Our work in this area allows us to provide trial consultation on the validity of child abuse disclosures, even if it is not possible to conduct our own evaluation of the child.
Child Abuse and Neglect Evaluations
Child abuse and neglect evaluations are court-ordered evaluations as a result of suspicions or allegations of physical abuse, sexual abuse, and/or neglect. Each evaluation is tailored to the unique circumstances of the case but typically include an interview of the child, psychological testing, collateral interviews (e.g. current guardian/caretaker, parenting provider/visitation supervisor, treating therapist etc…) and review of records. These evaluations can assess for factors related to credibility as well as trauma. Because credibility is often an issue that arises in allegations of abuse/neglect we utilize forensically sensitive interview techniques. Our evaluations also address mental health issues that may have arisen as a result of abuse/neglect and provide treatment recommendations to address each child’s particular issue.

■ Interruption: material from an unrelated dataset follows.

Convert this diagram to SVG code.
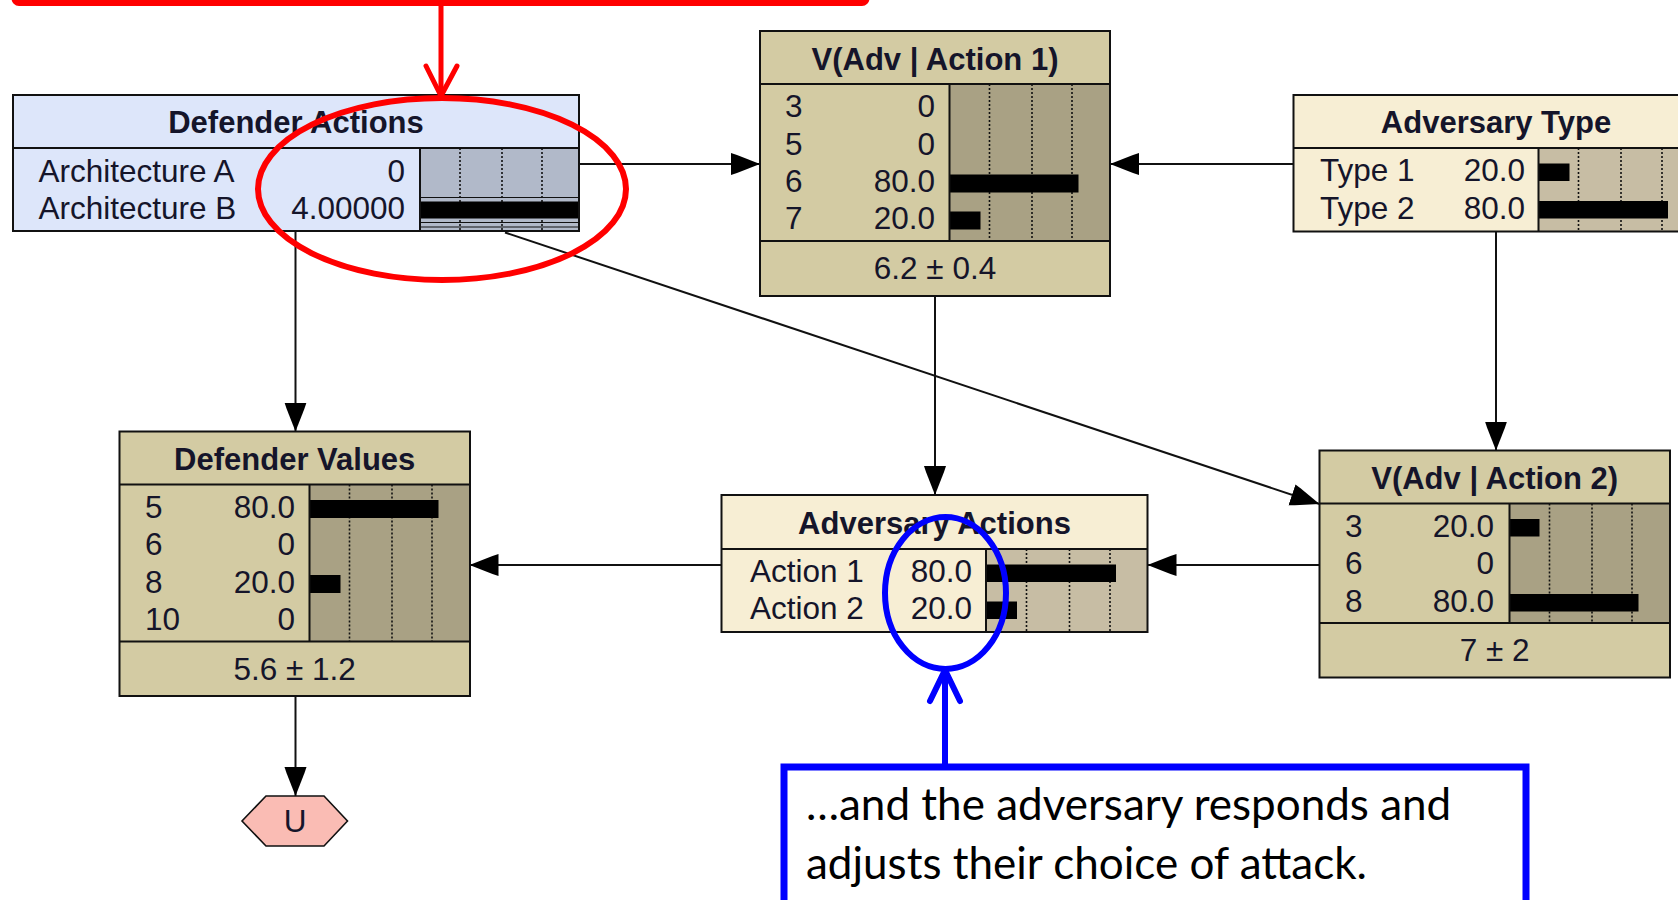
<svg xmlns="http://www.w3.org/2000/svg" width="1678" height="900" viewBox="0 0 1678 900">
<style>
.ln{fill:none;stroke:#111;stroke-width:2}
.blue{fill:#dde6fa}
.bluebar{fill:#b1b9c9}
.tan{fill:#d3cba3}
.tanbar{fill:#a9a184}
.cream{fill:#f7eed4}
.creambar{fill:#c7bda4}
.grid{fill:none;stroke:#111;stroke-width:1.6;stroke-dasharray:2 2}
.bar{fill:#000}
.hd{font-family:"Liberation Sans",Arial,sans-serif;font-weight:bold;font-size:31px;text-anchor:middle;fill:#15152a}
.tx{font-family:"Liberation Sans",Arial,sans-serif;font-size:31.5px;fill:#15152a}
.val{text-anchor:end}
.mid{text-anchor:middle}
.edge{fill:none;stroke:#111;stroke-width:2;marker-end:url(#ah)}
.red{fill:none;stroke:#ff0000;stroke-linecap:round;stroke-linejoin:round}
.blu{fill:none;stroke:#0000ff;stroke-linecap:round;stroke-linejoin:round}
.note{font-family:Lato,"Liberation Sans",sans-serif;font-size:44px;fill:#000}
</style>
<defs>
<marker id="ah" markerUnits="userSpaceOnUse" markerWidth="30" markerHeight="24" refX="29" refY="12" orient="auto">
<path d="M0,1 L6,3 L29,12 L6,21 L0,23 Z" fill="#000"/>
</marker>
</defs>
<rect width="1678" height="900" fill="#fff"/>

<!-- links between nodes -->
<g id="connectors">
<path class="edge" d="M579,164H760"/>
<path class="edge" d="M1293.5,164H1110"/>
<path class="edge" d="M295.5,231V431.5"/>
<path class="edge" d="M935,296V495"/>
<path class="edge" d="M1496,231.5V450.5"/>
<path class="edge" d="M505,232.5L1319.5,504"/>
<path class="edge" d="M721.5,565H469.5"/>
<path class="edge" d="M1319.5,565H1147.5"/>
<path class="edge" d="M295.5,696V796"/>
</g>

<!-- decision node -->
<g id="defender-actions">
<rect x="13" y="95" width="566" height="136" class="blue"/>
<rect x="420" y="148" width="159" height="83" class="bluebar"/>
<path class="grid" d="M460,148V231M502,148V231M542,148V231"/>
<rect class="bar" x="420" y="201.5" width="159" height="17"/>
<path d="M420,197.5H579M420,222.5H579M420,227H579" stroke="#111" stroke-width="1.2"/>
<path class="ln" d="M13,95H579V231H13ZM13,148H579M420,148V231"/>
<text class="hd" x="296" y="133">Defender Actions</text>
<text class="tx" x="38.5" y="181.5">Architecture A</text>
<text class="tx val" x="405" y="181.5">0</text>
<text class="tx" x="38.5" y="218.5">Architecture B</text>
<text class="tx val" x="405" y="218.5">4.00000</text>
</g>

<g id="v-adv-action-1">
<rect x="760" y="31" width="350" height="265" class="tan"/>
<rect x="949.5" y="84" width="160.5" height="157" class="tanbar"/>
<path class="grid" d="M989.5,84V241M1032,84V241M1072,84V241"/>
<rect class="bar" x="949.5" y="174.5" width="129" height="18"/>
<rect class="bar" x="949.5" y="211.5" width="31" height="18"/>
<path class="ln" d="M760,31H1110V296H760ZM760,84H1110M760,241H1110M949.5,84V241"/>
<text class="hd" x="935" y="70">V(Adv | Action 1)</text>
<text class="tx" x="785" y="117">3</text><text class="tx val" x="935" y="117">0</text>
<text class="tx" x="785" y="154.5">5</text><text class="tx val" x="935" y="154.5">0</text>
<text class="tx" x="785" y="192">6</text><text class="tx val" x="935" y="192">80.0</text>
<text class="tx" x="785" y="229">7</text><text class="tx val" x="935" y="229">20.0</text>
<text class="tx mid" x="935" y="279">6.2 ± 0.4</text>
</g>

<g id="adversary-type">
<rect x="1293.5" y="95" width="405" height="136.5" class="cream"/>
<rect x="1538.5" y="148" width="160" height="83.5" class="creambar"/>
<path class="grid" d="M1578.5,148V231.5M1621,148V231.5M1662,148V231.5"/>
<rect class="bar" x="1538.5" y="163.5" width="31" height="17.5"/>
<rect class="bar" x="1538.5" y="201" width="129.5" height="17.5"/>
<path class="ln" d="M1293.5,95H1698V231.5H1293.5ZM1293.5,148H1698M1538.5,148V231.5"/>
<text class="hd" x="1496" y="133">Adversary Type</text>
<text class="tx" x="1320" y="181">Type 1</text><text class="tx val" x="1525" y="181">20.0</text>
<text class="tx" x="1320" y="218.5">Type 2</text><text class="tx val" x="1525" y="218.5">80.0</text>
</g>

<g id="defender-values">
<rect x="119.5" y="431.5" width="350.5" height="264.5" class="tan"/>
<rect x="309.5" y="484.5" width="160.5" height="157" class="tanbar"/>
<path class="grid" d="M349.5,484.5V641.5M392,484.5V641.5M432,484.5V641.5"/>
<rect class="bar" x="309.5" y="500" width="129" height="18"/>
<rect class="bar" x="309.5" y="575" width="31" height="18"/>
<path class="ln" d="M119.5,431.5H470V696H119.5ZM119.5,484.5H470M119.5,641.5H470M309.5,484.5V641.5"/>
<text class="hd" x="294.7" y="470">Defender Values</text>
<text class="tx" x="145" y="517.5">5</text><text class="tx val" x="295" y="517.5">80.0</text>
<text class="tx" x="145" y="555">6</text><text class="tx val" x="295" y="555">0</text>
<text class="tx" x="145" y="592.5">8</text><text class="tx val" x="295" y="592.5">20.0</text>
<text class="tx" x="145" y="630">10</text><text class="tx val" x="295" y="630">0</text>
<text class="tx mid" x="294.7" y="679.5">5.6 ± 1.2</text>
</g>

<g id="adversary-actions">
<rect x="721.5" y="495" width="426" height="137" class="cream"/>
<rect x="986" y="549" width="161.5" height="83" class="creambar"/>
<path class="grid" d="M1026.5,549V632M1069.5,549V632M1110,549V632"/>
<rect class="bar" x="986" y="564.5" width="130" height="17.5"/>
<rect class="bar" x="986" y="601.5" width="31" height="17.5"/>
<path class="ln" d="M721.5,495H1147.5V632H721.5ZM721.5,549H1147.5M986,549V632"/>
<text class="hd" x="934.5" y="533.5">Adversary Actions</text>
<text class="tx" x="750" y="582">Action 1</text><text class="tx val" x="972" y="582">80.0</text>
<text class="tx" x="750" y="619">Action 2</text><text class="tx val" x="972" y="619">20.0</text>
</g>

<g id="v-adv-action-2">
<rect x="1319.5" y="450.5" width="350.5" height="227" class="tan"/>
<rect x="1509.5" y="503.5" width="160.5" height="119.5" class="tanbar"/>
<path class="grid" d="M1549.5,503.5V623M1592,503.5V623M1632,503.5V623"/>
<rect class="bar" x="1509.5" y="519" width="30" height="17.5"/>
<rect class="bar" x="1509.5" y="594" width="129" height="17.5"/>
<path class="ln" d="M1319.5,450.5H1670V677.5H1319.5ZM1319.5,503.5H1670M1319.5,623H1670M1509.5,503.5V623"/>
<text class="hd" x="1494.7" y="489">V(Adv | Action 2)</text>
<text class="tx" x="1345" y="536.5">3</text><text class="tx val" x="1494" y="536.5">20.0</text>
<text class="tx" x="1345" y="574">6</text><text class="tx val" x="1494" y="574">0</text>
<text class="tx" x="1345" y="611.5">8</text><text class="tx val" x="1494" y="611.5">80.0</text>
<text class="tx mid" x="1494.7" y="661">7 ± 2</text>
</g>

<!-- utility node -->
<g id="utility-u">
<polygon points="266,796 324,796 347.5,821 324,846 266,846 242,821" fill="#fabcb4" stroke="#111" stroke-width="1.6"/>
<text class="tx mid" x="295" y="831.5">U</text>
</g>

<!-- red callout pointing at the defender's choice -->
<g id="callout-red">
<rect x="15" y="-60" width="851" height="62.5" rx="4" class="red" stroke-width="7"/>
<path class="red" stroke-width="5" d="M441,6V95"/>
<path class="red" stroke-width="5" d="M426,66L441,96L457,66"/>
<ellipse cx="442" cy="189" rx="184" ry="91" class="red" stroke-width="6"/>
</g>

<!-- blue callout pointing at the adversary's response -->
<g id="callout-blue">
<ellipse cx="945.5" cy="593" rx="60.5" ry="76" class="blu" stroke-width="6"/>
<path class="blu" stroke-width="6" d="M945,765V672"/>
<path class="blu" stroke-width="6" d="M930,701L945,670L960,701"/>
<rect x="784" y="767" width="742" height="170" fill="#fff" stroke="#0000ff" stroke-width="7"/>
<text class="note" x="806" y="819.5">…and the adversary responds and</text>
<text class="note" x="806" y="878.5">adjusts their choice of attack.</text>
</g>
</svg>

During the course of an abuse/neglect court case other questions often arise including if siblings should be separated and if post-termination visitation is in the best interest of a child. Our evaluations can address these issues and provide specific recommendations based upon the best interests of the child.
We also provide evaluations for children who are sexually acting out. Oftentimes there are concerns or questions about safety, placement, and/or treatment. Our evaluations can look at factors related to sexually reactive vs sexually offending behaviors and provide specific recommendations about placement and/or treatment that may be needed to address these issues and reduce sexualized behaviors that could place others at risk. ** It should be noted that this type of evaluation is unrelated to sexual offender risk assessment evaluations.
Competency to Testify
Child competency evaluations are often used when there are concerns about a child’s ability to testify due to either age, intelligence, or other mental health factors. Typically these evaluations are sought in criminal proceedings where a child has been the victim of a crime and may offer testimony against the defendant. While competency to testify and abuse/neglect issues can be addressed in the same evaluation, there are times where the focus is solely on whether or not a child possesses the requisite requirements to offer testimony. Child competency evaluations focus on several factors that bear upon a child’s ability to testify including intelligence, memory, ability to recall, observe, and communicate, awareness of the difference between a truth and a lie, awareness of potential consequences of being untruthful and ability to take an oath. These areas are assessed through numerous means including interview, intelligence testing, and self-report measurements.
In addition to addressing questions of competency an evaluation can also address questions about the need for a child’s testimony to be taken outside the physical presence of the defendant via closed circuit television.
In some cases there may be questions about an adult’s ability to provide testimony due to issues of intellect or mental health. Our evaluations are able to assess factors related to intelligence and/or mental health and their impact upon competency.